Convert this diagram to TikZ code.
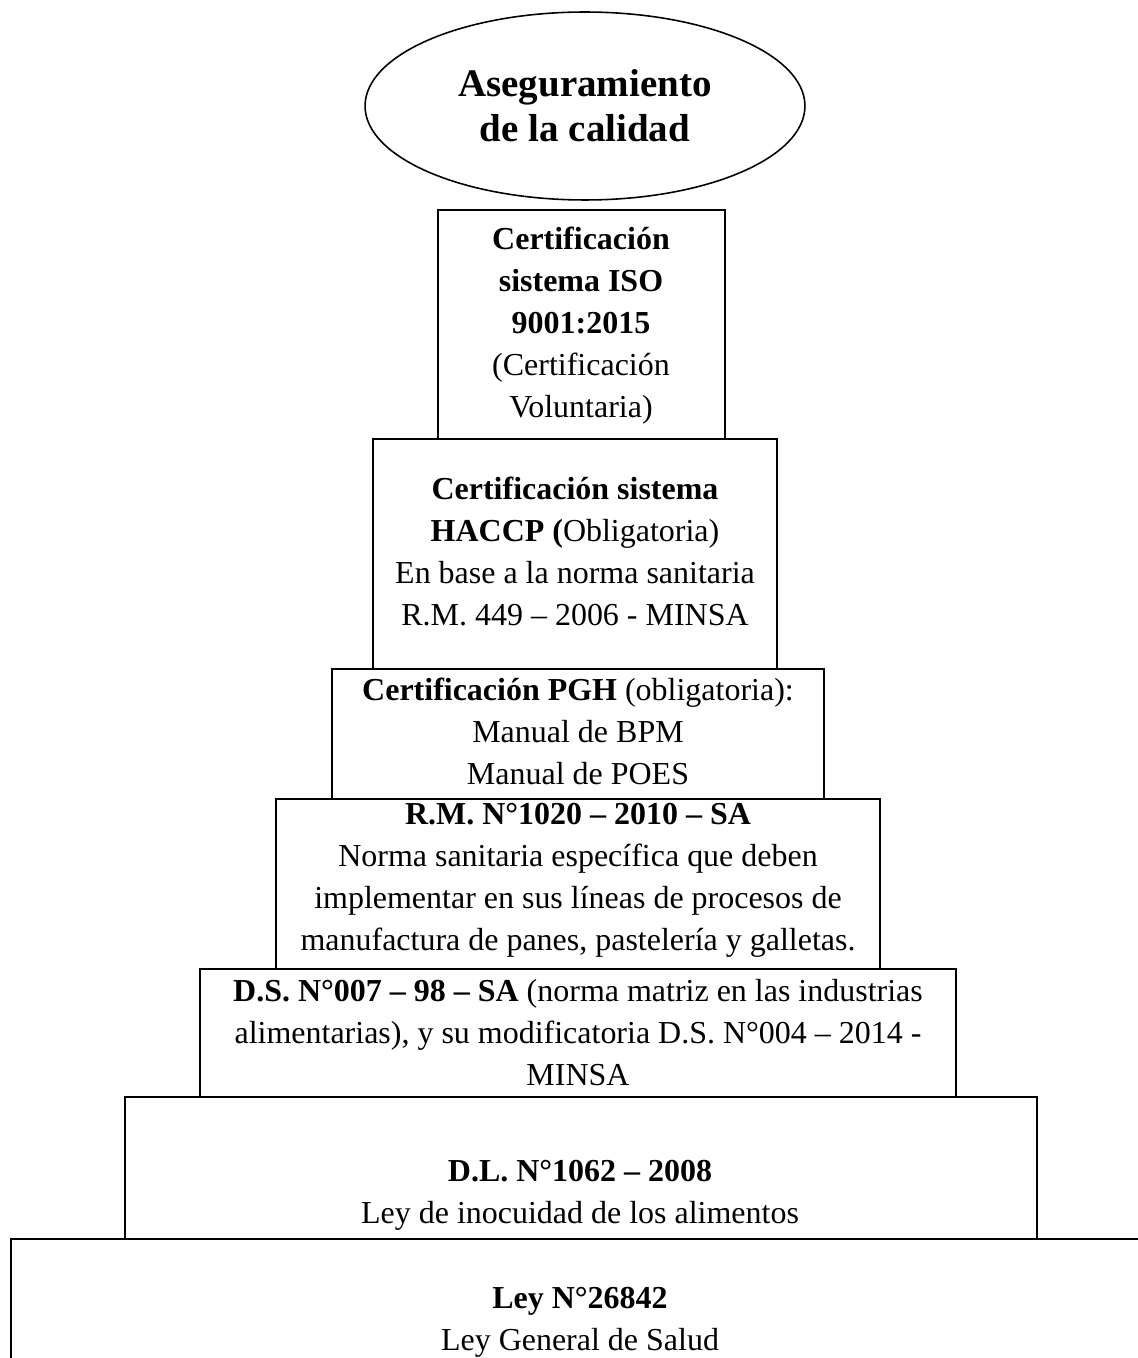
\documentclass[tikz,border=0pt]{standalone}
\usepackage{fontspec}
\setmainfont{Liberation Serif}
\usetikzlibrary{shapes.geometric}

\tikzset{
  piso/.style={draw, line width=1.1pt},
  rotulo/.style={align=center, inner sep=0pt, font=\fontsize{18.2}{23.9}\selectfont},
  meta/.style={ellipse, draw, line width=0.9pt, minimum width=8.8cm, minimum height=3.76cm,
    inner sep=0pt, align=center, font=\fontsize{22.2}{25.6}\selectfont\bfseries}
}

\begin{document}
\begin{tikzpicture}[x=0.02cm, y=-0.02cm]
  \clip (0,0) rectangle (1138,1358);

  % Top of the pyramid
  \node[meta] (calidad) at (585,106) {Aseguramiento\\de la calidad};

  % Steps (top -> bottom)
  \draw[piso] (438,210) rectangle (725,439);
  \draw[piso] (373,439) rectangle (777,669);
  \draw[piso] (332,669) rectangle (824,799);
  \draw[piso] (276,799) rectangle (880,969);
  \draw[piso] (200,969) rectangle (956,1097);
  \draw[piso] (125,1097) rectangle (1037,1239);
  \draw[piso] (1160,1239) -- (11,1239) -- (11,1400);

  % Texts of the steps
  \node[rotulo] (iso) at (581,326) {\textbf{Certificación}\\\textbf{sistema ISO}\\\textbf{9001:2015}\\(Certificación\\Voluntaria)};
  \node[rotulo] (haccp) at (575,551) {\textbf{Certificación sistema}\\\textbf{HACCP (}Obligatoria)\\En base a la norma sanitaria\\R.M. 449 – 2006 - MINSA};
  \node[rotulo] (pgh) at (578,731) {\textbf{Certificación PGH} (obligatoria):\\Manual de BPM\\Manual de POES};
  \node[rotulo] (rm) at (578,880) {\textbf{R.M. N°1020 – 2010 – SA}\\Norma sanitaria específica que deben\\implementar en sus líneas de procesos de\\manufactura de panes, pastelería y galletas.};
  \node[rotulo] (ds) at (578,1033) {\textbf{D.S. N°007 – 98 – SA} (norma matriz en las industrias\\alimentarias), y su modificatoria D.S. N°004 – 2014 -\\MINSA};
  \node[rotulo] (dl) at (580,1195) {\textbf{D.L. N°1062 – 2008}\\Ley de inocuidad de los alimentos};
  \node[rotulo] (ley) at (580,1322) {\textbf{Ley N°26842}\\Ley General de Salud};
\end{tikzpicture}
\end{document}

§ GIVEN EXERCISE: Output exactly the span of lines from the top of the listing through the line holding "(calidad) at (585,106)", and leave every picture out.

§ WRITTEN RESPONSE:
Convert this diagram to TikZ code.
\documentclass[tikz,border=0pt]{standalone}
\usepackage{fontspec}
\setmainfont{Liberation Serif}
\usetikzlibrary{shapes.geometric}

\tikzset{
  piso/.style={draw, line width=1.1pt},
  rotulo/.style={align=center, inner sep=0pt, font=\fontsize{18.2}{23.9}\selectfont},
  meta/.style={ellipse, draw, line width=0.9pt, minimum width=8.8cm, minimum height=3.76cm,
    inner sep=0pt, align=center, font=\fontsize{22.2}{25.6}\selectfont\bfseries}
}

\begin{document}
\begin{tikzpicture}[x=0.02cm, y=-0.02cm]
  \clip (0,0) rectangle (1138,1358);

  % Top of the pyramid
  \node[meta] (calidad) at (585,106) {Aseguramiento\\de la calidad};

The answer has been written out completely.